Fundamentally, I think this invalidates Triplebyte's business model. Companies don't really care if someone passes your tests. They still put you through LC type interviews onsite. They simply save a phone screen.



I worked at Triplebyte several years ago (but way before any of these changes were being discussed - this blog post is the first I'm hearing of them). I'm an engineer, but I spent a lot of time with the account management team talking to companies. And the biggest thing I remember is how much those companies pushed back on our "rules". They were all eager to talk to the top .1% of candidates, but otherwise just seemed to want an unfiltered firehose of resumes.

So while in theory I like the idea of this meritocratic minimum bar granting special privileges (I liked it enough to join Triplebyte!), in practice we seemed to be fighting an uphill battle with all but a few candidates each month.

On the other hand, I have wasted a lot of time in conversations with recruiters only to be let down at the end by mismatched expectations. I'm interested to see if this new approach can make a meaningful difference in that problem.


> Without passing the minimum bar, how does Triplebyte distinguish itself from other 1000 platforms where people post resumes?

We still have the quiz, and we still show performance on it prominently on your profile (provided you've chosen to share those scores). In fact, we've put a lot of energy into improving the trust companies place in our quizzes over the past year precisely because we think that skills data is important.

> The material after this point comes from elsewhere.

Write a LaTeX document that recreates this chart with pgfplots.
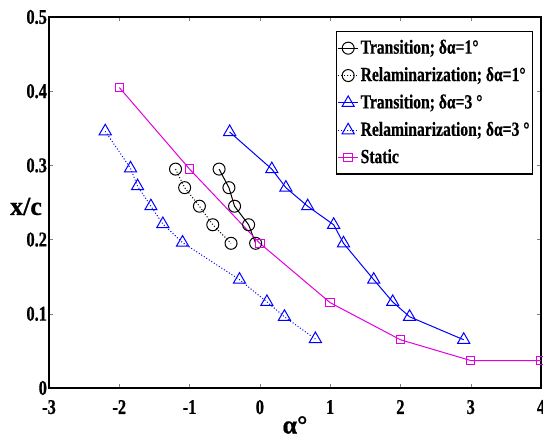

> Also, dissing those who have passed the bar as "engineers who like tests" is disrespectful. When they first launched, passing the bar makes you (in their words) a highly qualified engineer, and now passing the bar means nothing except that you only "like tests"...lol

Heh, yeah, that's fair, at least to a point.

Our quizzes are predictive. We know this from a lot of objective data, it's what you'd expect subjectively, and companies do tell us that they trust and value that data. That does not mean that our tests have no bias towards certain personality types. Different people respond differently to testing, and that does have a differential effect, not because our tests are bad but because testing is inherently somewhat artificial.

I actually taught test prep before joining Triplebyte years ago, so I've been this first-hand: it was not uncommon for a student who'd been doing well in practice sessions to crumple under the pressure of the real thing. That doesn't mean the test is bad, it just means that some people fare better on tests than others for reasons other than just their raw ability. When we say "likes tests", that's more what we mean: not that that's the only reason someone does well on a test, but that people who perform well in isolated, pressured environments do better relative to their skills than others.


An alternate explanation is that you want more users and the quiz is one of the top things excluding people from the top of your funnel.


Well, yeah - weren't we pretty upfront about the fact that we were only serving a relatively small number of people? That's not the same thing as "we were only taking good engineers and now we take a new cohort of just bad engineers", though.


I love standardized tests and I got a little bit of that dopamine hit from the triplebyte test, too.


> crumple under the pressure of the real thing

I think that goes to another ability. If we need a candidate to gracefully handle a 3 AM production outage, we should expect them to handle an interview.


That sounds relevant for an SRE/DevOps position, but less relevant for many SWE's. If I'm an Android dev, "oncall" just doesn't have much meaning.